**Short task**.
Retype only what runs from the first line of the records to the line with "width=467.6pt,minimum height=27.2pt] (zhurn)", inclusive, and no pictures.

**Records supplied**.
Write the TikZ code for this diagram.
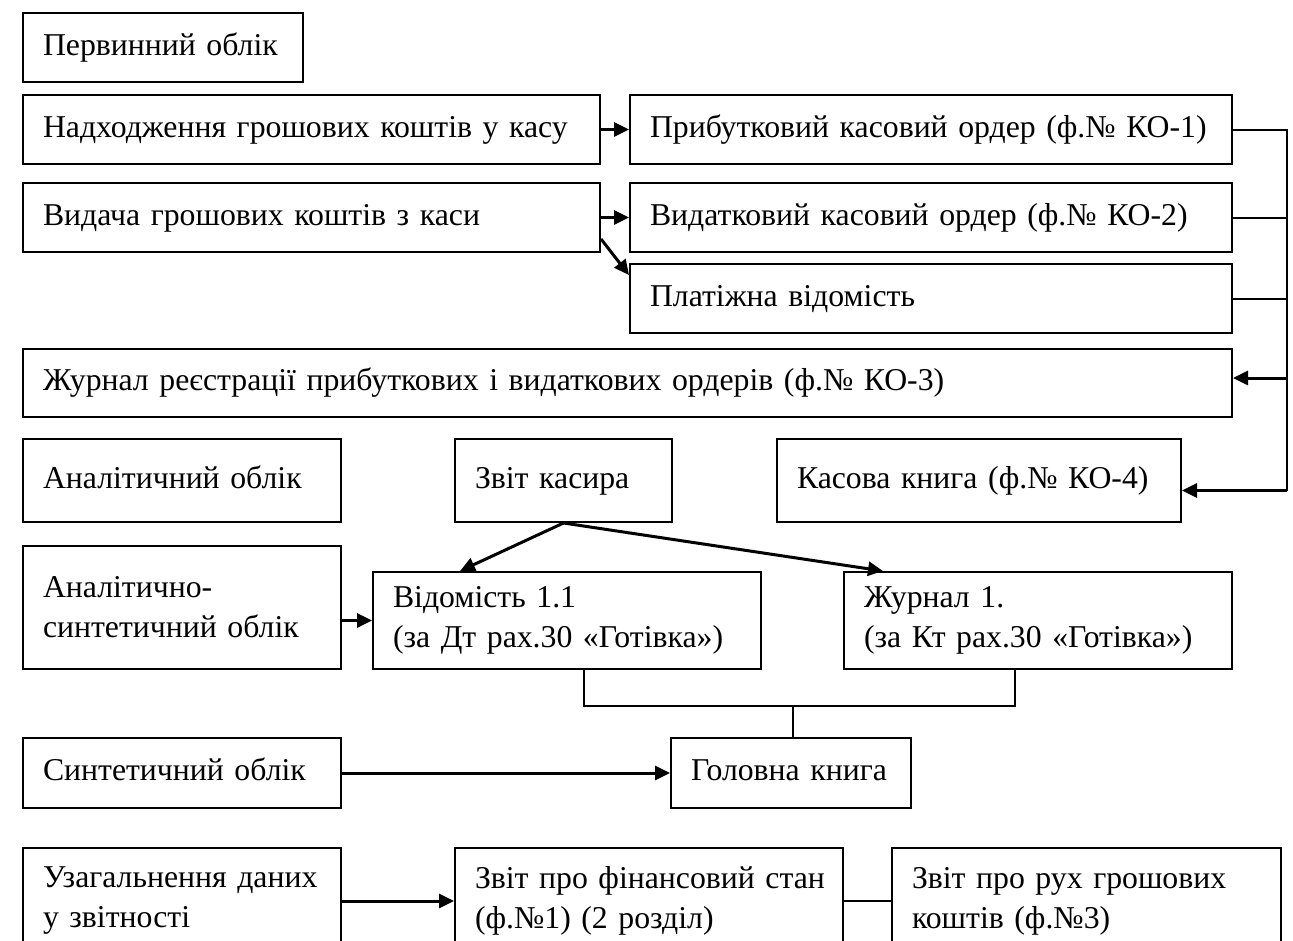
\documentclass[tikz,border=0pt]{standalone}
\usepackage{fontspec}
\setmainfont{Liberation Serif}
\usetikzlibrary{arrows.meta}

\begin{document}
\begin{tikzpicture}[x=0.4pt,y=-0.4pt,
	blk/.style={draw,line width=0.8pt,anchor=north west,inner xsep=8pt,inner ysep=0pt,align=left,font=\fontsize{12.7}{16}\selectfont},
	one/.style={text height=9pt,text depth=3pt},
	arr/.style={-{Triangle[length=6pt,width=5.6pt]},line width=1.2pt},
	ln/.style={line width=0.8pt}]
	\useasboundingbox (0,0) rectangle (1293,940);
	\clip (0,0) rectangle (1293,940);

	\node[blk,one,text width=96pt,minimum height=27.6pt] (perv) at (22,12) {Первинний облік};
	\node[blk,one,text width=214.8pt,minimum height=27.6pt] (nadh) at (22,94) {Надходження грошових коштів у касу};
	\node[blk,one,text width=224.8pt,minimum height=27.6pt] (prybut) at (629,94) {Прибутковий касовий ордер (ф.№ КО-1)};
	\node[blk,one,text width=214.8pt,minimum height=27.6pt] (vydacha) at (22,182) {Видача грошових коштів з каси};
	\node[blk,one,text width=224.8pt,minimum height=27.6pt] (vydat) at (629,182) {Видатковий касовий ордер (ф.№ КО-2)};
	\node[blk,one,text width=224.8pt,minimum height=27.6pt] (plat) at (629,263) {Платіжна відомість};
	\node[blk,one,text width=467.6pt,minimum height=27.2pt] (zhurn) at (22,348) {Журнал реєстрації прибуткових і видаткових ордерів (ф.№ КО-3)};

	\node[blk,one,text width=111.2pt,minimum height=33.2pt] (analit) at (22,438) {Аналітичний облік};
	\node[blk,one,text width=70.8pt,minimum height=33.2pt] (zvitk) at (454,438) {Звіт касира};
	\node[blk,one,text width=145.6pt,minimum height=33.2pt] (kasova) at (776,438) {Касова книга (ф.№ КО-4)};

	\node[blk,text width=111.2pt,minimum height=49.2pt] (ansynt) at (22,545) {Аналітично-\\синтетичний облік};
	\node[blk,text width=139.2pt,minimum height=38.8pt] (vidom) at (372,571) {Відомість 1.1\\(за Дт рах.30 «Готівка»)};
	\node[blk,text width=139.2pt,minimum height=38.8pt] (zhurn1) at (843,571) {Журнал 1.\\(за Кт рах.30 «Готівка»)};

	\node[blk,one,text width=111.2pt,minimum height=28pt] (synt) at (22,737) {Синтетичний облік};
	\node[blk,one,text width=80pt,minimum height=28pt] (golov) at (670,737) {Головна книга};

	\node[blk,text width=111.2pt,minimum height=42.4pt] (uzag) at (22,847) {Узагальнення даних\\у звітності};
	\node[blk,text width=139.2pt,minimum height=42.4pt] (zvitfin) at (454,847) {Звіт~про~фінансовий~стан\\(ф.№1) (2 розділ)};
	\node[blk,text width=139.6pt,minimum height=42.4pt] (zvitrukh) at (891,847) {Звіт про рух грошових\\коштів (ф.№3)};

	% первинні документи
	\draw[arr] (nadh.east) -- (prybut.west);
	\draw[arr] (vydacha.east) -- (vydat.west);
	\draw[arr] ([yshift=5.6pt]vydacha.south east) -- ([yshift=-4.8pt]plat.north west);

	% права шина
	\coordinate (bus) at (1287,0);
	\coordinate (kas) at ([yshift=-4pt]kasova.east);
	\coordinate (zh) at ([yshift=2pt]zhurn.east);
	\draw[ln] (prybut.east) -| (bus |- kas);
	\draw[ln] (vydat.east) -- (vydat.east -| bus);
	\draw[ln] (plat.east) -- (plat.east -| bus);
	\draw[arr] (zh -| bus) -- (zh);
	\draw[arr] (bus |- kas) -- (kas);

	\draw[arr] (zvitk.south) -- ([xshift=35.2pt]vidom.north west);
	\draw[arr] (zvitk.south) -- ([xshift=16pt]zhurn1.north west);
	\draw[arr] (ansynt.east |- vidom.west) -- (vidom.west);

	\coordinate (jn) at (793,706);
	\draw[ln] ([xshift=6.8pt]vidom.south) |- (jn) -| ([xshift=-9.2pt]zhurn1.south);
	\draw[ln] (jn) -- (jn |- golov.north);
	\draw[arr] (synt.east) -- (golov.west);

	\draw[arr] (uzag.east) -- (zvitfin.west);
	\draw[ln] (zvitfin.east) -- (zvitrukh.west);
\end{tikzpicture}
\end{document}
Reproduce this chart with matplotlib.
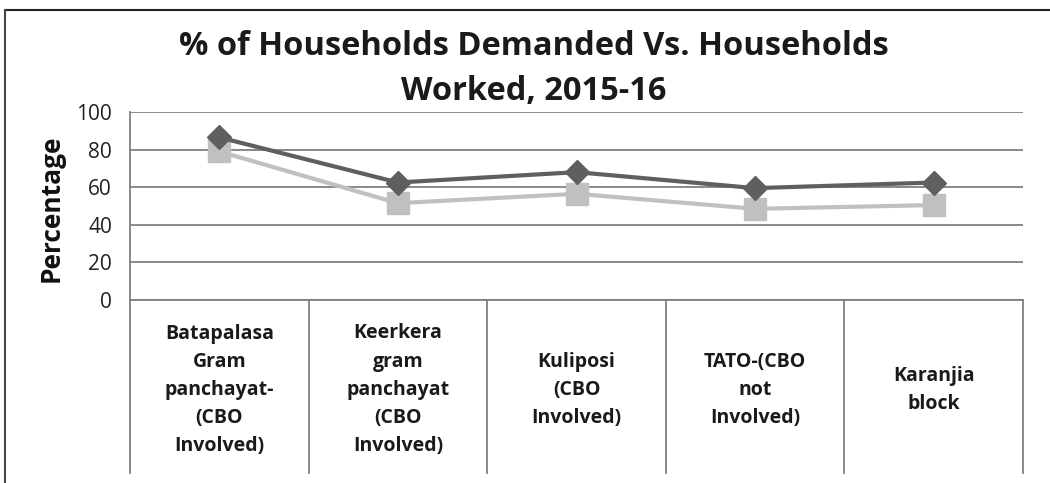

**Exercise solution**.
Write the TikZ code for this diagram.
\documentclass[tikz,border=0pt]{standalone}
\usepackage{fontspec}
\setmainfont{Liberation Serif}
\usetikzlibrary{arrows.meta}

\begin{document}
\begin{tikzpicture}[x=0.4pt,y=-0.4pt,
	blk/.style={draw,line width=0.8pt,anchor=north west,inner xsep=8pt,inner ysep=0pt,align=left,font=\fontsize{12.7}{16}\selectfont},
	one/.style={text height=9pt,text depth=3pt},
	arr/.style={-{Triangle[length=6pt,width=5.6pt]},line width=1.2pt},
	ln/.style={line width=0.8pt}]
	\useasboundingbox (0,0) rectangle (1293,940);
	\clip (0,0) rectangle (1293,940);

	\node[blk,one,text width=96pt,minimum height=27.6pt] (perv) at (22,12) {Первинний облік};
	\node[blk,one,text width=214.8pt,minimum height=27.6pt] (nadh) at (22,94) {Надходження грошових коштів у касу};
	\node[blk,one,text width=224.8pt,minimum height=27.6pt] (prybut) at (629,94) {Прибутковий касовий ордер (ф.№ КО-1)};
	\node[blk,one,text width=214.8pt,minimum height=27.6pt] (vydacha) at (22,182) {Видача грошових коштів з каси};
	\node[blk,one,text width=224.8pt,minimum height=27.6pt] (vydat) at (629,182) {Видатковий касовий ордер (ф.№ КО-2)};
	\node[blk,one,text width=224.8pt,minimum height=27.6pt] (plat) at (629,263) {Платіжна відомість};
	\node[blk,one,text width=467.6pt,minimum height=27.2pt] (zhurn) at (22,348) {Журнал реєстрації прибуткових і видаткових ордерів (ф.№ КО-3)};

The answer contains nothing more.